You don’t hear much about the battery troubles that plagued the older models anymore and although my first iPod’s battery tanked after two years it certainly hasn’t affected me this time. Like most iPod users I love it and will happily fork over hard-earned cash if/when it does give up the ghost.
But I have no desire to own an iPhone, despite being a Mac user of sixteen years so far. Why?
Partly because yes — Apple is mostly right with their oft-repeated refrain It Just Works. Of course, you wouldn’t expect it any other way if you inhabit a world exclusively of Apple products. As soon as you bring another operating system or protocol into the equation, they’ll tell you that’s the element causing the problem.
And I’m not just picking on Apple. Those of us in technology journalism have heard the same thing from Microsoft, Adobe and many others. I hear it so often I’m always promising myself to document my frustrations at a blog called itshouldjustwork.com.

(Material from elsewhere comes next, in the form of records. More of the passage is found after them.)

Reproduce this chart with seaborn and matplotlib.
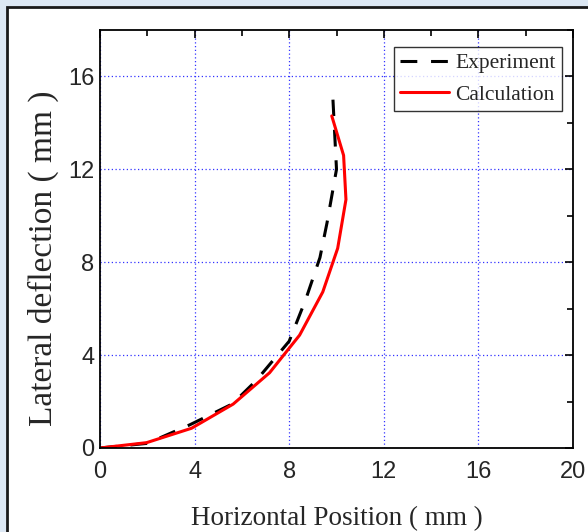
import matplotlib
matplotlib.use("Agg")
import matplotlib.pyplot as plt
import seaborn as sns
import pandas as pd
from matplotlib.patches import Rectangle
from matplotlib.ticker import MultipleLocator

# Data
exp_x = [0, 2.0, 3.8, 5.6, 6.6, 8.0, 8.7, 9.3, 9.6, 10.0, 9.85]
exp_y = [0, 0.2, 1.0, 1.9, 2.9, 4.6, 6.4, 8.2, 9.7, 12.0, 15.0]
calc_x = [0, 1.97, 3.87, 5.63, 7.17, 8.44, 9.42, 10.05, 10.4, 10.3, 9.8]
calc_y = [0, 0.23, 0.85, 1.89, 3.24, 4.86, 6.72, 8.6, 10.7, 12.6, 14.3]
x_ticks = [0, 4, 8, 12, 16, 20]
y_ticks = [0, 4, 8, 12, 16]

df_exp = pd.DataFrame({"x": exp_x, "y": exp_y})
df_calc = pd.DataFrame({"x": calc_x, "y": calc_y})

sns.set_style("white")
fig = plt.figure(figsize=(5.88, 5.32), dpi=100)
fig.patch.set_facecolor("#dde8f4")
fig.add_artist(Rectangle((7/588, -0.1), 1.2, 1 - 7/532 + 0.1,
                         transform=fig.transFigure, facecolor="white",
                         edgecolor="#1a1a1a", linewidth=2.0, zorder=-10))

ax = fig.add_axes([100/588, 1 - 448/532, 473/588, 418/532])
ax.set_facecolor("white")

sns.lineplot(data=df_exp, x="x", y="y", sort=False, ax=ax, color="black",
             linewidth=2.2, linestyle=(0, (5.5, 4.5)), label="Experiment", estimator=None)
sns.lineplot(data=df_calc, x="x", y="y", sort=False, ax=ax, color="#ff0000",
             linewidth=2.2, label="Calculation", estimator=None)

ax.set_xlim(0, 20)
ax.set_ylim(0, 18)
ax.set_xticks(x_ticks)
ax.set_yticks(y_ticks)
ax.xaxis.set_minor_locator(MultipleLocator(2))
ax.yaxis.set_minor_locator(MultipleLocator(2))
ax.tick_params(which="both", direction="in", top=True, right=True, width=1.2,
               labelsize=17, color="black")
ax.tick_params(which="major", length=6)
ax.tick_params(which="minor", length=4)
for lbl in ax.get_xticklabels() + ax.get_yticklabels():
    lbl.set_family("Liberation Sans")
ax.tick_params(axis="x", pad=9)
ax.tick_params(axis="y", pad=4)

ax.grid(True, which="major", color="#3333ff", linestyle=(0, (1, 2)), linewidth=0.9)
ax.set_axisbelow(True)
for s in ax.spines.values():
    s.set_color("black")
    s.set_linewidth(1.3)

ax.set_xlabel("Horizontal Position ( mm )", family="Liberation Serif", fontsize=19.5, labelpad=17)
ax.set_ylabel("Lateral deflection ( mm )", family="Liberation Serif", fontsize=24)
ax.yaxis.set_label_coords(-0.087, 0.455)

leg = ax.legend(loc="upper right", bbox_to_anchor=(0.9767, 0.9593), frameon=True,
                fancybox=False, edgecolor="black",
                prop={"family": "Liberation Serif", "size": 15.5},
                handlelength=2.3, handletextpad=0.3, borderpad=0.28, labelspacing=0.55,
                borderaxespad=0)
leg.get_frame().set_linewidth(1.0)

fig.savefig("out.png", dpi=100, facecolor=fig.get_facecolor())
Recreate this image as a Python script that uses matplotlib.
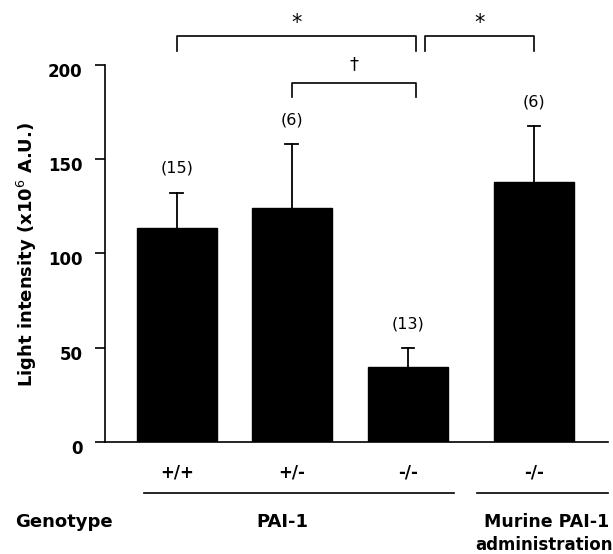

But as much as those companies would like it to be so, we’ll never live in a world where consumers use only their products. When we carry around and operate a PC, laptop, mobile, camera and as many other devices as a technology vendor has thought of, we’ll forever be looking for ways to put round pegs into square holes.
When I’m feeling noble I can convince myself that it’s my job as a reporter to maintain devices from different vendors which all have different underlying systems and are not blessed with the It Just Works kernel, simply because readers will do the same and will expect to know how to make all that stuff play nice.
But it’s equally true that I love my Windows Mobile 6.5 Palm Treo 750 as much as my iPod, and I know that somewhere in the world there’s a way for it to talk to the Mac OSX on my computer (there is, just for the record — Missing Sync www.markspace.com).
Despite each device having a different operating system, I know my mobile is little more than a SIM card and Bluetooth transmitter and there’s no reason I can’t use it as a wireless modem while I’m away even if I’m making Windows talk to OSX. A Google search results in dozens of results detailing the method.
So while I’m somewhat of a tin foil hat wearing conspiracy theorist that refuses to give any single company all the disposable income I spend on computers and gadgets, I simply like different tools from a huge range of vendors — like most of us. I don’t want my purchasing decisions influenced more by what will work together easily than what I like to use.
We have the right as consumers to buy a piece of technology and have it work with what we already have. That’s especially true for Mac users when the vast majority of hardware is built for a Windows environment. Like Fox Mulder, I want to believe, and like he discovered, the truth is out there.